Mieux tirer parti des leviers d’implication des habitants
La représentation de ces habitants « comme des exclus numériques, en difficulté avec l’utilisation d’outils et services numériques quels qu’ils soient, participe de leur maintien dans une position “d’apprenants en difficulté”, victimes d’une dématérialisation qui les dépasse et face à laquelle il faut trouver une situation en urgence. Or les personnes bénéficiant de formations ont souvent des niveaux d’aise et de compétence hétérogènes en matière de numérique, et des motivations également variées (accéder à ses droits sociaux, trouver un emploi, pouvoir communiquer avec des personnes géographiquement éloignées…)».
Sans évaluation systématique de ces aptitudes et motivations, ajoutent les auteurs, « il est difficile d’apporter aux personnes les contenus dont ils ont besoin, ou a minima de les orienter vers les structures adéquates».
« Des logiques de parcours graduels seraient à inventer, pour répondre dans un premier temps aux besoins pressants des personnes (déclarer ses ressources pour percevoir le RSA par exemple) et envisager, dans un deuxième temps, des montées en compétences qui soient davantage capacitantes ».
Quatre enseignements
Après plus d’une année de recherche-action focalisée sur les pratiques numériques des habitants de quatre quartiers prioritaires de la politique de la ville, Ouishare et Chronos tirent quatre enseignements clés :
- Il n’existe pas de fracture numérique qui opposerait inclus et exclus du numérique, mais des pratiques numériques riches, ancrées dans des situations très diverses, et des inégalités quant à l’activation des opportunités qu’elles ouvrent.

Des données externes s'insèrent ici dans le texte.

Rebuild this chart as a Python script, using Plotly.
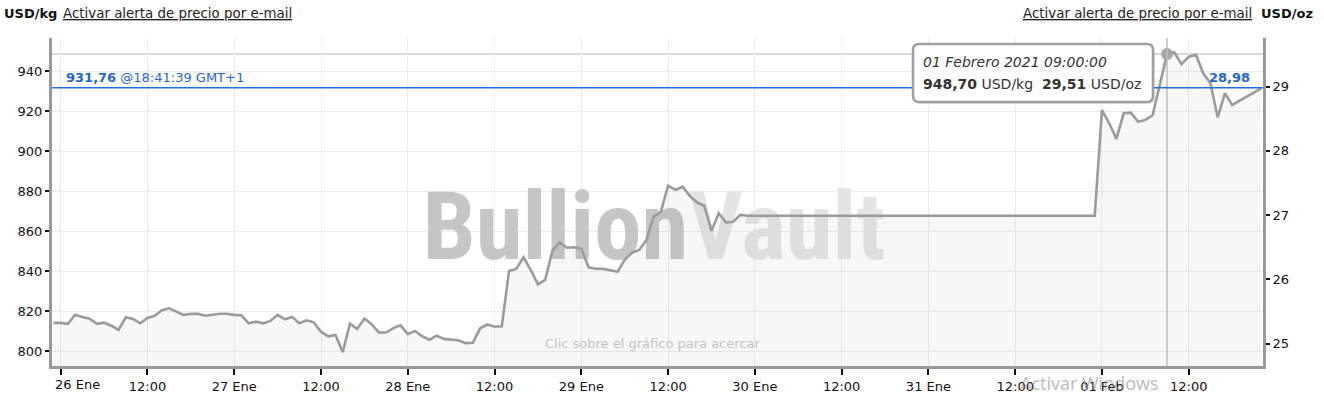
import plotly.graph_objects as go
import pandas as pd

# ---------------- data (USD/kg, hourly, GMT+1) ----------------
KG_TO_OZ = 32.1507466

start_point = ("2021-01-25 23:00", 814.2)
jan26 = [814.2, 813.7, 818.3, 817.2, 816.3, 813.7, 814.3, 812.8, 810.7, 817.0, 816.2, 814.0,
         816.7, 817.8, 820.5, 821.5, 819.7, 818.2, 818.7, 818.7, 817.8, 818.3, 818.8, 818.8]
jan27 = [818.2, 818.0, 814.0, 814.8, 814.0, 815.2, 818.2, 816.0, 817.2, 814.0, 815.5, 814.5,
         809.8, 807.5, 808.2, 799.6, 813.8, 811.2, 816.4, 813.6, 809.4, 809.4, 811.6, 813.0]
jan28 = [808.6, 810.2, 807.5, 805.8, 807.8, 806.2, 805.7, 805.5, 804.1, 804.3, 811.5, 813.4,
         812.3, 812.5, 840.2, 841.2, 847.0, 840.7, 833.5, 835.7, 850.3, 854.5, 851.8, 852.0]
jan29 = [851.2, 842.0, 841.3, 841.2, 840.5, 839.8, 845.7, 849.3, 850.7, 855.7, 867.3, 869.8,
         882.8, 880.7, 882.3, 877.7, 874.5, 872.8, 860.2, 869.0, 864.5, 864.8, 868.2, 867.8]
weekend_point = ("2021-01-31 23:00", 867.8)
feb01 = [920.6, 914.0, 906.2, 919.0, 919.3, 914.8, 915.7, 918.0, 934.0, 948.7, 949.5, 943.6,
         947.3, 948.2, 939.0, 934.0, 917.0, 929.0, 923.2, 925.2, 927.0, 929.3, 931.5]

day_blocks = [("2021-01-26", jan26), ("2021-01-27", jan27), ("2021-01-28", jan28),
              ("2021-01-29", jan29)]

current_price = 931.76
current_label = "@18:41:39 GMT+1"
hover_time = "2021-02-01 09:00"
hover_value = 948.70
hover_title = "01 Febrero 2021 09:00:00"

x_range = ["2021-01-25 22:48", "2021-02-01 22:16"]
y_range = [792.65, 956.65]

tick_vals = ["2021-01-26 00:00", "2021-01-26 12:00", "2021-01-27 00:00", "2021-01-27 12:00",
             "2021-01-28 00:00", "2021-01-28 12:00", "2021-01-29 00:00", "2021-01-29 12:00",
             "2021-01-30 00:00", "2021-01-30 12:00", "2021-01-31 00:00", "2021-01-31 12:00",
             "2021-02-01 00:00", "2021-02-01 12:00"]
tick_text = ["26 Ene", "12:00", "27 Ene", "12:00", "28 Ene", "12:00", "29 Ene", "12:00",
             "30 Ene", "12:00", "31 Ene", "12:00", "01 Feb", "12:00"]
left_ticks = [800, 820, 840, 860, 880, 900, 920, 940]
right_ticks = [25, 26, 27, 28, 29]

# ---------------- build series ----------------
times = [pd.Timestamp(start_point[0])]
vals = [start_point[1]]
for day, block in day_blocks:
    times += list(pd.date_range(day, periods=len(block), freq="h"))
    vals += block
times.append(pd.Timestamp(weekend_point[0]))
vals.append(weekend_point[1])
times += list(pd.date_range("2021-02-01", periods=len(feb01), freq="h"))
vals += feb01

def fmt(v, d=2):
    return f"{v:.{d}f}".replace(".", ",")

FONT = "DejaVu Sans"
W, H = 1324, 396
ML, MR, MT, MB = 52, 61, 38, 30
PW, PH = W - ML - MR, H - MT - MB

def px(x):
    return (x - ML) / PW

def py(y):
    return (H - MB - y) / PH

# watermark position expressed in axis coordinates (so it can sit beneath the line)
xr0, xr1 = pd.Timestamp(x_range[0]), pd.Timestamp(x_range[1])
wm_x = xr0 + (xr1 - xr0) * px(654)
wm_y = y_range[0] + (y_range[1] - y_range[0]) * py(235)

fig = go.Figure()
fig.add_trace(go.Scatter(
    x=[wm_x], y=[wm_y], mode="text",
    text=["<span style='color:#c6c6c6'>Bullion</span><span style='color:#e5e5e5'>Vault</span>"],
    textposition="middle center",
    textfont=dict(family="Liberation Sans Narrow, Roboto Condensed, Roboto", size=95,
                  weight="bold"),
    hoverinfo="skip", showlegend=False, cliponaxis=False))
fig.add_trace(go.Scatter(
    x=times, y=vals, mode="lines",
    line=dict(color="#9b9b9b", width=2.6),
    fill="tozeroy", fillcolor="rgba(120,120,90,0.06)",
    hoverinfo="skip", showlegend=False))
fig.add_trace(go.Scatter(
    x=[pd.Timestamp(hover_time)], y=[hover_value], mode="markers",
    marker=dict(color="#a8a8a8", size=12), hoverinfo="skip", showlegend=False))
fig.add_trace(go.Scatter(x=[times[0]], y=[vals[0] / KG_TO_OZ], yaxis="y2",
                         mode="markers", marker=dict(opacity=0), hoverinfo="skip",
                         showlegend=False))

# tooltip box (rounded rectangle) in paper coords
bx0, bx1, by0, by1, r = px(913), px(1153), py(102), py(44), 6
rx, ry = r / PW, r / PH

def rounded(x0, x1, y0, y1):
    return (f"M{x0+rx},{y0} L{x1-rx},{y0} Q{x1},{y0} {x1},{y0+ry} L{x1},{y1-ry} "
            f"Q{x1},{y1} {x1-rx},{y1} L{x0+rx},{y1} Q{x0},{y1} {x0},{y1-ry} "
            f"L{x0},{y0+ry} Q{x0},{y0} {x0+rx},{y0} Z")

sdx, sdy = 2 / PW, 2 / PH
shapes = [
    dict(type="line", xref="paper", x0=0, x1=1, yref="y", y0=hover_value, y1=hover_value,
         line=dict(color="#cccccc", width=1.5), layer="below"),
    dict(type="line", xref="x", x0=hover_time, x1=hover_time, yref="paper", y0=0, y1=1,
         line=dict(color="#c0c0c0", width=1.5)),
    dict(type="line", xref="paper", x0=0, x1=1, yref="y", y0=current_price, y1=current_price,
         line=dict(color="#1e6fe0", width=1.5)),
    dict(type="path", xref="paper", yref="paper",
         path=rounded(bx0 + sdx, bx1 + sdx, by0 - sdy, by1 - sdy),
         fillcolor="rgba(0,0,0,0.10)", line=dict(width=0)),
    dict(type="path", xref="paper", yref="paper", path=rounded(bx0, bx1, by0, by1),
         fillcolor="white", line=dict(color="#a0a0a0", width=2.5)),
]

annotations = [
    dict(xref="paper", yref="paper", x=px(652), y=py(343), showarrow=False,
         text="Clic sobre el gráfico para acercar", font=dict(family=FONT, size=13, color="#c4c4c4"),
         xanchor="center", yanchor="middle"),
    # current price labels
    dict(xref="paper", yref="y", x=px(64), y=current_price, yshift=1, showarrow=False,
         text=f"<b>{fmt(current_price)}</b> {current_label}",
         font=dict(family=FONT, size=13, color="#1f66d1"), xanchor="left", yanchor="bottom"),
    dict(xref="paper", yref="y", x=px(1252), y=current_price, yshift=1, showarrow=False,
         text=f"<b>{fmt(current_price / KG_TO_OZ)}</b>",
         font=dict(family=FONT, size=13, color="#1f66d1"), xanchor="right", yanchor="bottom"),
    # headers
    dict(xref="paper", yref="paper", x=px(2), y=py(14), showarrow=False,
         text="<b>USD/kg</b>", font=dict(family=FONT, size=13, color="#111111"),
         xanchor="left", yanchor="middle"),
    dict(xref="paper", yref="paper", x=px(61), y=py(14), showarrow=False,
         text="<u>Activar alerta de precio por e-mail</u>",
         font=dict(family=FONT, size=13.4, color="#222222"), xanchor="left", yanchor="middle"),
    dict(xref="paper", yref="paper", x=px(1254), y=py(14), showarrow=False,
         text="<u>Activar alerta de precio por e-mail</u>",
         font=dict(family=FONT, size=13.4, color="#222222"), xanchor="right", yanchor="middle"),
    dict(xref="paper", yref="paper", x=px(1315), y=py(14), showarrow=False,
         text="<b>USD/oz</b>", font=dict(family=FONT, size=13, color="#111111"),
         xanchor="right", yanchor="middle"),
    # tooltip text (two lines)
    dict(xref="paper", yref="paper", x=px(921), y=py(62), showarrow=False,
         xanchor="left", yanchor="middle", text=f"<i>{hover_title}</i>",
         font=dict(family=FONT, size=14, color="#333333")),
    dict(xref="paper", yref="paper", x=px(921), y=py(84), showarrow=False,
         xanchor="left", yanchor="middle",
         text=(f"<b>{fmt(hover_value)}</b> USD/kg  "
               f"<b>{fmt(hover_value / KG_TO_OZ)}</b> USD/oz"),
         font=dict(family=FONT, size=14, color="#333333")),
    # first x label, justified inside the plot area
    dict(xref="paper", yref="paper", x=px(53), y=py(384), showarrow=False,
         text=tick_text[0], font=dict(family=FONT, size=13, color="#111111"),
         xanchor="left", yanchor="middle"),
    # OS overlay text
    dict(xref="paper", yref="paper", x=px(1089), y=py(383), showarrow=False,
         text="Activar Windows", font=dict(family="Open Sans", size=18, color="rgba(140,140,140,0.6)"),
         xanchor="center", yanchor="middle"),
]

fig.update_layout(
    width=W, height=H,
    margin=dict(l=ML, r=MR, t=MT, b=MB, pad=0),
    paper_bgcolor="white", plot_bgcolor="white",
    font=dict(family=FONT, size=13, color="#111111"),
    hovermode=False, showlegend=False,
    shapes=shapes, annotations=annotations,
    xaxis=dict(range=x_range, type="date", tickvals=tick_vals, ticktext=[""] + tick_text[1:],
               showgrid=True, gridcolor="#ececec", gridwidth=1, automargin=False,
               showline=True, linecolor="#999999", linewidth=3,
               ticks="outside", ticklen=6, tickwidth=2, tickcolor="#111111",
               tickfont=dict(family=FONT, size=13, color="#111111"), zeroline=False),
    yaxis=dict(range=y_range, tickvals=left_ticks, ticktext=[str(v) for v in left_ticks],
               showgrid=True, gridcolor="#ececec", gridwidth=1, automargin=False,
               showline=True, linecolor="#999999", linewidth=3,
               ticks="outside", ticklen=4, tickwidth=2, tickcolor="#111111",
               tickfont=dict(family=FONT, size=13, color="#111111"), zeroline=False),
    yaxis2=dict(range=[y_range[0] / KG_TO_OZ, y_range[1] / KG_TO_OZ], overlaying="y",
                side="right", tickvals=right_ticks, ticktext=[str(v) for v in right_ticks],
                showgrid=False, showline=True, linecolor="#999999", linewidth=3, automargin=False,
                ticks="outside", ticklen=4, tickwidth=2, tickcolor="#111111",
                tickfont=dict(family=FONT, size=13, color="#111111"), zeroline=False),
)

fig.write_html("out.html", config={"displayModeBar": False, "staticPlot": True})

- Les formations numériques sont focalisées sur les outils numériques et ne donnent pas davantage de capacités d’agir aux habitants.
- Les ressources dédiées à l’accompagnement numérique trouvent chacune leurs limites et souffrent d’un manque de lisibilité et de coordination globale.
- Face au 100 % dématérialisation, les lieux de proximité sont indispensables pour créer des liens de confiance avec les personnes et s’adapter à la complexité de leurs situations.